Very insightful as usual.

Generally don't trust any of the commies from Berkley but Ms. Yellen does sound like the best choice as there are political and practical problems with the others.

Berkley... Isn't that where Janet Napoletano is going to be the president?

Geithner is a proven liar and thief who had it in his power as Governor of the New York Fed to challenge the risky operations of the banks like Chase, JP Morgan, Lieman Brothers, Bear-Stearns, etc. He is the type of person that the Plutocracy just love because he can lie with a straight and sincere face. This is why he is now "ready" for the private sector. His payoff as it were.

oldprof

Tonka and Pacioli -

Right now the Fed balance sheet (the monetary base) has expanded dramatically, but has created only a normal increase in M2. This seems to reflect bank preferences to hold excess reserves. It is a lower velocity of money.

If banks were to step up lending in a dramatic fashion, a positive for the economy, it could become necessary to limit M2 by reducing the balance sheet. This is what Bernanke has discussed in the past.

As to how quickly this could be done, I have a planned post on the agenda, and perhaps I'll move it higher.
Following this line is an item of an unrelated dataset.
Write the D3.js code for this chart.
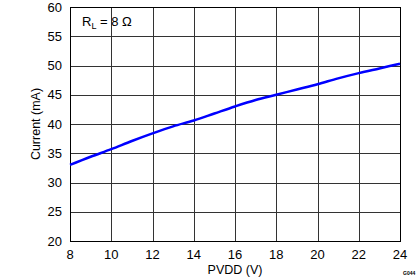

The basic idea, which I have frequently written about, is that the amounts represent a small fraction of secondary market volume.

More later...

Jeff

Pacioli

Tonka stumbled upon the exact same assertion that tripped me up when reading the post.

"If banks reduced their current preference for excess reserves, accelerating their lending, the Fed would need to reduce the balance sheet rather quickly."

This assertion verges on over-simplification of a complex, fluid set of possibilities.

Could you explain further how you are so confident in your conclusion that "the Fed would NEED to reduce that balance sheet"?

Tonka

"If banks reduced their current preference for excess reserves, accelerating their lending, the Fed would need to reduce the balance sheet rather quickly."

Why would they need to reduce their balance sheet? Are you talking about needing to do so in order to raise interest rates because of increased lending? They can do that by just increasing the interest paid on reserves. I thought that was the whole point of interest on reserves...to be able to change interest rates without altering their balance sheet.